When you’re having a crying session in the Boston Public Garden, you never want to actually HEAR yourself crying. That’s why a prepared crying playlist needs to be created to fully submerge yourself into your self-pity.
But then the question begs: what makes a good crying playlist? I think the key is variety. Instrumentals, ballads, acoustic, and sometimes even fast-paced songs are all needed to make the most out of your emotional moment.
To start, it’s best to start with a song that lets you completely wallow uninhibited. You don’t want to stop yourself from crying, you need to flush it all out. I think “Both Sides Now” by Joni Mitchell is the perfect opener to a 15-20 minute sulk. Both beautiful as it is absolutely soul-crushing, Joni’s angelic voice matched with the guitar lets you remember that although immaculate songs like these exist, you are still allowed to be sad.

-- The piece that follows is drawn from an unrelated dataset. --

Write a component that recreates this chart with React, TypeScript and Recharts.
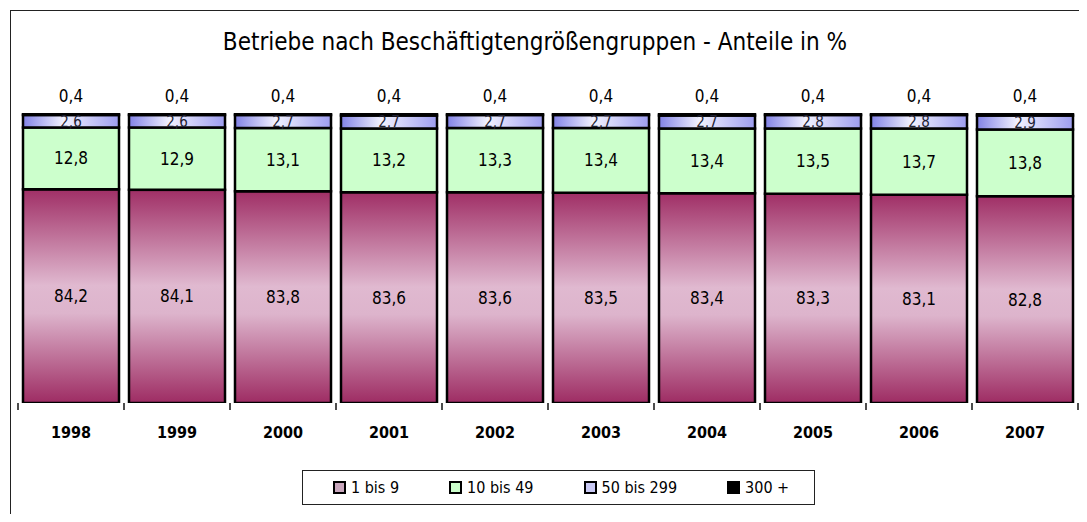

After a non-stop sob, there will probably be a moment of pause. A moment where there are still tears rolling down your face, but you are completely and utterly silent. I always like to queue up songs that have a story there, something with a lot of instruments that reminds you why you’re crying in the first place. This is where I usually press play on “Rejoice” by Julien Baker. Off her debut album, Sprained Ankle, Baker sings about her friends who have overdosed, and how she wishes, to God, that she went instead of them. Whenever I’m silently crying, staring at the ducks in the pond, and Baker screams: “Asking, why did you let them leave / And then make me stay?" I always end up back to square one, sobbing my entire body water content.
A perfect way to end to a cry session, essentially the time where you are starting to stand up, wipe the tears, and pretend the last half an hour hasn’t happened. You need a song that lets you have catharsis, but catharsis that doesn’t cause you to make a puddle of tears down Boylston Street. “Anthems For A Seventeen Year-Old Girl” by Broken Social Scene has the right amount of uplifting violin and banjo while still having the lyrics of someone having the worst post-breakup spiral.
Of course, everyone’s crying playlist is an incredibly personal thing to curate for yourself. However, I think this kind of formula will lead you in the right direction of what songs will help you to get the most out of your 30-minute crying window in America’s first public botanical garden.